LETTERE DAL SAHARA
REGIA: Vittorio De Seta
CAST: Djibril Kébé, Paola Ajmone Rondo
SCENEGGIATURA: Vittorio De Seta
ANNO: 2006
A cura di Davide Ticchi
VENEZIA 06’: LA DOCU-FICTION
E’ IMPAZZITA
Non parlo a caso nel titolo del mio pezzo, risalente alla prima giornata
ufficiale della Mostra lagunare, indirettamente, di uova. Per fare una crema
riuscita del bianco e del tuorlo di un uovo occorre rimescolare senza sosta,
omogeneamente il tutto, a rischio di fare impazzire anziché no questa
componente di infinite prelibatezze. Ciò sta alla cucina come il lavoro di De Seta per Lettere dal Sahara sta al cinema, ovvero un intento lodevole per la
veneranda età del regista di Banditi a
Orgosolo, ma senza la consapevolezza di come legare gli ingredienti del
documentario e della fiction oggi. Fondere lo stile del primo, sempre
interpretato da De Seta come
documento e trattato di vissuto, con quello del secondo, intrapreso invece come
il vissuto stesso che si fa narrativa, e crea così l’assunto di docu e
fiction. Così era per le produzioni più note del regista palermitano, che ormai
risalgono a più di quarant’anni fa (Banditi
a Orgosolo, Un uomo a metà,
ecc.), e così è oggi, dopo che versioni dei suoi vecchi film vengono restaurate
e riproposte, lui si fa avanti preceduto ancora dalla mdp, questa volta
digitale e opacizzata. Poco nitida perché, ci spiace ammetterlo, ma la qualità
del digitale da lui utilizzato lascia alquanto a desiderare (vedasi la sequenza
dei lampi), anche se al contempo ci riporta a quella dimensione di
artigianalità che ha da sempre contraddistinto il suo fare cinema, manuale,
manifatturiero, quasi pastorale.
I calli alle mani ed il lavoro duro ci piace credere siano i temi dominanti che
hanno portato alla scrittura della sceneggiatura di un De Seta che si esime dal pronunciarsi, spersonalizzando così
ampiamente il suo film e cedendolo in balia dei venti anti-razzisti
dall’eco tipico di una paternale senile e didascalica, negli ultimi dieci
minuti di Lettere dal Sahara. Qui si
concretizza per la prima volta la definizione di docu-fiction, in quel monologo
del maestro che parla ai bambini della condizione sociale internazionale del
popolo africano, sottomesso alla “superiorità” dei bianchi, che sa
tanto di voce off diegetica. Prende spunto dall’esperienza di Assane, un
giovane senegalese approdato in Italia per lavoro e tornato al suo paese poco
dopo, per assuefarci alla morale retorica finale, redatta a tavolino e cosparsa
di luoghi comuni giusto indicati ad un pubblico infantile.

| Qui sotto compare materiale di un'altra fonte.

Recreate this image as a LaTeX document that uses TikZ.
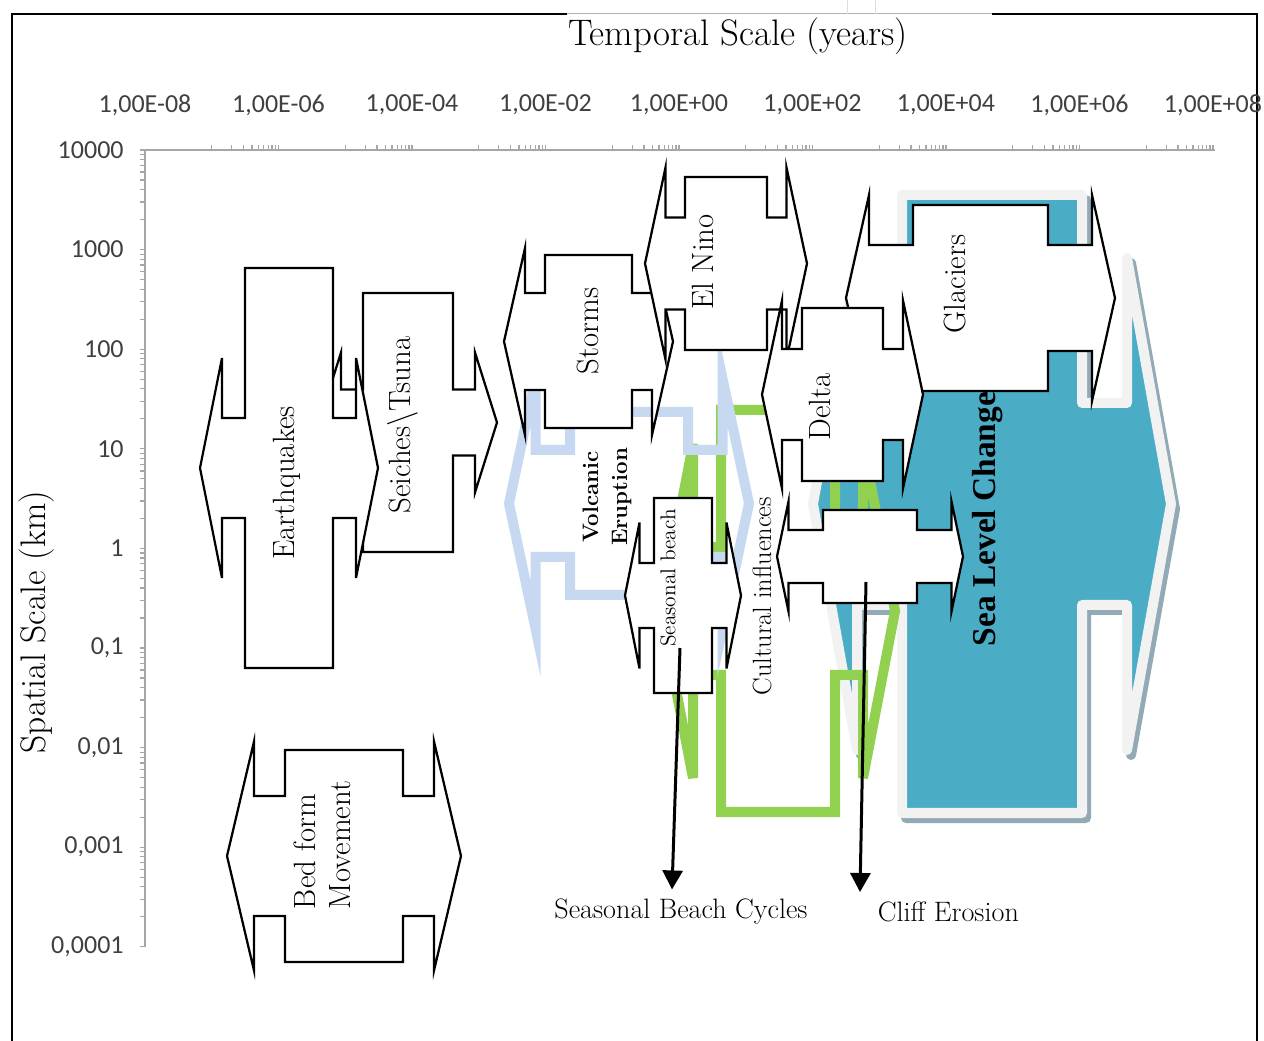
\documentclass[tikz,border=0pt]{standalone}
\usepackage{fontspec}
\usetikzlibrary{arrows.meta,calc}
\newfontfamily\axisfont{Carlito}
\newfontfamily\timesfont{Liberation Serif}
\definecolor{sealevel}{HTML}{4BACC6}
\definecolor{seagrey}{HTML}{F2F2F2}
\definecolor{seashadow}{HTML}{91AAB6}
\definecolor{volcano}{HTML}{C6D9F1}
\definecolor{culture}{HTML}{92D050}
\definecolor{axisgrey}{HTML}{A6A6A6}
\definecolor{ticktext}{HTML}{404040}
% callout with an arrow on each side:
% style, cx, cy, box half width, box half height, arm half height, arm reach, head half height, tip reach
\newcommand{\callout}[9]{%
  \draw[#1] ({#2-#4},{#3-#5}) -- ({#2+#4},{#3-#5}) -- ({#2+#4},{#3-#6}) -- ({#2+#7},{#3-#6})
    -- ({#2+#7},{#3-#8}) -- ({#2+#9},#3) -- ({#2+#7},{#3+#8}) -- ({#2+#7},{#3+#6})
    -- ({#2+#4},{#3+#6}) -- ({#2+#4},{#3+#5}) -- ({#2-#4},{#3+#5}) -- ({#2-#4},{#3+#6})
    -- ({#2-#7},{#3+#6}) -- ({#2-#7},{#3+#8}) -- ({#2-#9},#3) -- ({#2-#7},{#3-#8})
    -- ({#2-#7},{#3-#6}) -- ({#2-#4},{#3-#6}) -- cycle;}

\begin{document}
\begin{tikzpicture}[x=0.2mm, y=-0.2mm,
    frame/.style={line width=0.4mm, black},
    axis/.style={draw=axisgrey, line width=0.25mm},
    ticklbl/.style={font=\axisfont\fontsize{14.8}{17}\selectfont, text=ticktext, inner sep=0pt},
    title/.style={font=\fontsize{21}{24}\selectfont, inner sep=0pt},
    whitebox/.style={draw=black, fill=white, line width=0.45mm},
    seafill/.style={fill=sealevel, draw=seagrey, line width=2mm, line join=round},
    seashade/.style={fill=seashadow, draw=seashadow, line width=2mm, line join=round},
    volcline/.style={draw=volcano, line width=2mm},
    cultline/.style={draw=culture, line width=2mm},
    boxlbl/.style={rotate=90, font=\fontsize{17.5}{20}\selectfont, inner sep=0pt},
    lbl/.style={font=\fontsize{16}{19}\selectfont, inner sep=2pt},
    pointer/.style={line width=0.6mm, -{Triangle[length=3.8mm, width=4mm]}}]
  \useasboundingbox (0,0) rectangle (1264,1041);
  \fill[white] (0,0) rectangle (1264,1041);

  % frame
  \draw[frame] (12,1041) -- (12,14) -- (567,14);
  \draw[gray!60, line width=0.2mm] (567,14) -- (992,14);
  \draw[frame] (992,14) -- (1257,14) -- (1257,1041);
  \draw[gray!25, line width=0.2mm] (847,0) -- (847,14) (875,0) -- (875,14);

  % axes
  \draw[axis] (145,947) -- (145,150) -- (1215,150);
  \draw[axis] (140,150) -- (145,150);
  \foreach \j in {0,...,7}
    \foreach \k in {1,...,9}
      \draw[axis] (140,{150+99.6*(\j+1)-99.6*ln(\k)/ln(10)}) -- ++(5,0);
  \foreach \i in {0,...,7}
    \foreach \k in {1,...,10}
      \draw[axis] ({145+133.5*\i+66.75+66.75*ln(\k)/ln(10)},150) -- ++(0,-5);

  \foreach \lab [count=\i from 0] in {{1,00E-08},{1,00E-06},{1,00E-04},{1,00E-02},{1,00E+00},{1,00E+02},{1,00E+04},{1,00E+06},{1,00E+08}}
    \node[ticklbl] (xt\i) at ({145+133.5*\i},105) {\lab};
  \foreach \lab [count=\i from 0] in {10000,1000,100,10,1,{0,1},{0,01},{0,001},{0,0001}}
    \node[ticklbl, anchor=east] (yt\i) at (124,{150+99.6*\i}) {\lab};

  \node[title] (ttl) at (738,36) {Temporal Scale (years)};
  \node[title, font=\fontsize{20.2}{24}\selectfont, rotate=90] (ytl) at (37,622) {Spatial Scale (km)};

  % sea level change
  \callout{seashade, shift={(4,5)}}{992}{504}{90}{309}{101}{135}{246}{179}
  \callout{seafill}{992}{504}{90}{309}{101}{135}{246}{179}

  % outlined callouts
  \callout{cultline}{778}{611}{57}{201}{64}{85}{167}{117}
  \callout{volcline}{629}{503.5}{59}{91.5}{53.5}{93.5}{125}{120}

  \callout{whitebox}{588.5}{341.5}{43.5}{86.5}{48.5}{63.5}{93.5}{84.5}
  \callout{whitebox}{726}{263.5}{41}{86.5}{46}{60.5}{96}{81}
  \callout{whitebox}{980.5}{298}{67.5}{93}{53}{111.5}{103}{134.5}
  \callout{whitebox}{842.5}{394.5}{40.5}{86.5}{45.5}{60.5}{94}{80.5}
  \callout{whitebox}{870}{556.5}{47}{46.5}{26.5}{81.5}{55}{93}
  \callout{whitebox}{683}{595.5}{29}{97.5}{32.5}{43.5}{73}{58}
  \callout{whitebox}{408}{422.5}{45}{129.5}{33}{67}{70}{89}
  \callout{whitebox}{289}{468}{44}{200}{50}{67}{110}{89}
  \callout{whitebox}{344}{856}{59}{106}{60}{90}{114.5}{117}

  % labels
  \node[boxlbl] (quake) at (287,483) {Earthquakes};
  \node[boxlbl] (seiche) at (403,425) {Seiches\textbackslash Tsuna};
  \node[boxlbl] (storm) at (588,331) {Storms};
  \node[boxlbl] (nino) at (703,262) {El Nino};
  \node[boxlbl] (delta) at (820,407) {Delta};
  \node[boxlbl] (glacier) at (955,284) {Glaciers};
  \node[boxlbl, align=left] (bed) at (322,845) {Bed form\\Movement};
  \node[boxlbl, font=\bfseries\fontsize{12.7}{16.5}\selectfont, align=center] (volc) at (607,497) {Volcanic\\Eruption};
  \node[boxlbl, font=\fontsize{12.2}{14}\selectfont] (beach) at (668,578) {Seasonal beach};
  \node[boxlbl, font=\fontsize{15}{17}\selectfont] (cult) at (762,596) {Cultural influences};
  \node[boxlbl, font=\timesfont\bfseries\fontsize{19}{22}\selectfont] (sea) at (988,519) {Sea Level Change};

  \node[lbl] (sbc) at (681,912) {Seasonal Beach Cycles};
  \node[lbl, anchor=west] (cliff) at (874,912) {Cliff Erosion};

  % pointers
  \coordinate (beachfrom) at (680,648);
  \coordinate (clifffrom) at (866,582);
  \draw[pointer] (beachfrom) -- ($(sbc.north)+(-9,-6)$);
  \draw[pointer] (clifffrom) -- ($(cliff.north west)+(-14,-6)$);
\end{tikzpicture}
\end{document}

Senza voler passare per carnefici di un’opera che comunque segue, pedina
per due ore il “vivere” beffardo e sventurato di un
“negro” in Italia, ci sentiamo di fare un riferimento e porre una
speranza su di un altro cineasta secolare ancora in vita: Manoel De Oliveira. Costui all’età di novantasette anni
realizza opere “ultraterrene”, come sono state definite da molti,
poste in bilico tra vita e morte e comunque rigonfie di sapienza ed esperienza.
Oggi Vittorio De Seta, che seppure fa
della docu-fiction, all’età di ottantatre anni sembra volersi tenere
tutto per sé. Ci aspettiamo una perla di saggezza e nella vaschetta non abbiamo
altro che un uovo sbattuto, che non è riuscito ad amalgamare due componenti
fondamentali, documentario e fiction. Queste si inseguono e sovrappongono per
due ore tediando lo spettatore e “sorprendendolo” con una obsoleta
morale conclusiva di umanità dei neri e disumanità dei bianchi, gli uni perché
arretrati tecnologicamente e gli altri perché fagocitati dalle macchine.